Elles faisaient provision de thé, de scones, de muffins, de sablés écossais et de chocolats à la menthe avant de filer en voiture vers la maison de campagne, le vendredi soir. C'étaient là les gens qui écrivaient des messages de profond désespoir sur le livre des visiteurs mis en place par les employés licenciés du boulevard Haussmann lorsque M&S nous a abandonnés en 2001.
Et maintenant, M&S est de retour. Au coin de ma rue, en fait. Sur les Champs Elysées. Là où la boutique Esprit a mis la clé sous la porte après moins de deux années d'existence. Tout comme le magasin qui l'avait précédé. Et le journal dont les bureaux se trouvent au cinquième étage, le malheureux France Soir, maintenant pratiquement en redressement judiciaire.
Depuis que le café Sélect a été rasé il y a belle lurette, au coin de la rue de Berri, l'emplacement portait malheur.
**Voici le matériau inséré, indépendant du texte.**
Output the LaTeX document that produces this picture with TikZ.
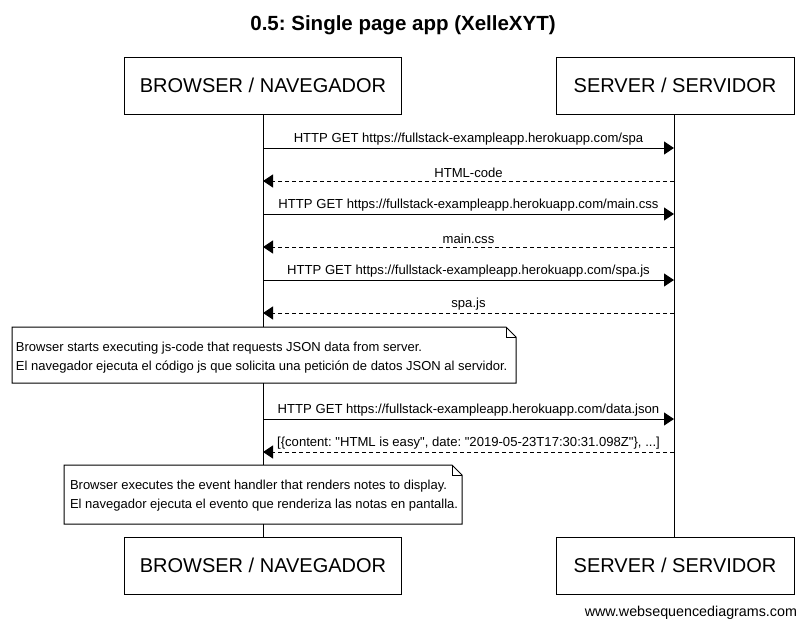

Je me suis également demandé ce qu'un client normal de M&S avait en commun avec la racaille des Champs Elysées. 
Tous les week-ends, environ un million de personnes envahissent l'avenue, une foule en sweat-shirts, jeans baggy, mini jupes ou baskets Adidas (une grande boutique Adidas se trouve au numéro 22), à laquelle se mêlent d'habiles pickpockets, des mendiants agressifs, et de supporteurs de football (un énorme magasin du club Paris Saint Germain est situé au numéro 27), faisant la queue pour voir le dernier film de Tom Cruise, s'acheter un Big Mac (au numéro 140) ou acquérir les leggings tachetés à 9,95 euros de chez H&M (numéro 90).
Je connais mes Champs Elysées. J'ai vécu dans le quartier la moitié de ma vie. De fait, je suis née à 100 mères de ce que l'Office du tourisme de Paris aime appeler "la plus belle avenue du monde", une étiquette dûment reprise par la publicité annonçant  le retour de M&S. Bien avant l'ouverture effective le 24 novembre, on pouvait se demander comment l'enseigne réussirait à mettre tout M&S dans un magasin aux allures d'appartement familial. Je m'y suis arrêtée à la sortie du bureau le lendemain. Une longue queue s'était formée dans la fraîcheur d'un soir de novembre. Les clients d'un certain âge étaient admis, l'air médusé, à l'intérieur deux par deux.
A travers les vitrines, on apercevait les rayons de vêtements à moitié vides. On ne pouvait s'empêcher de se demander si la queue - dont parlaient tous les quotidiens après l'inauguration - ne tenait pas quelque peu du coup de pub.
A l'intérieur, la plupart des visiteurs faisaient de nouveau la queue pour le rayon alimentation - qui ressemble davantage à une caverne, reléguée au fond du magasin, pas plus grand que chez le marchand de journaux de votre quartier. De fait, les produits alimentaires ont été ajoutés presque à la dernière minute. A l'origine, le magasin était censé asseoir la réputation de M&S dans la mode. Ce ne fut qu'après une sorte de campagne spontanée par courriels, une fois la rumeur partie dans Paris, que l'enseigne a libéré de l'espace pour l'alimentation. Laquelle représenterait d'ores et déjà 35 % du chiffre d'affaires de la première semaine, au lieu des 10 % prévus.
Les cadres débordés donnaient un coup de main aux employés qui réassortissaient à tour de bras les rayonnages, à mesure que œufs écossais, poulet à l'indienne*, sandwiches au bacon* et autres scones s'envolaient au cours de scènes dignes des temps de guerre. Je cherchais mes articles M&S préférés, les cinq petites culottes en coton roulées, vendues au prix de 6 livres [7 euros], mais elles étaient visiblement considérées comme trop bas de gamme pour traverser la Manche. Même chose pour les collants noirs opaques à 8 livres [9 euros]. En tout cas, je pensais ne pas pouvoir imaginer, ni moi ni qui que ce soit d'autre, faire la queue une demi heure sous l'œil torve d'un agent de sécurité bâti comme une armoire à glace, pour un sandwich ou un poulet tikka masala. Quant aux petites culottes sages, je continuerais de les acheter à Londres.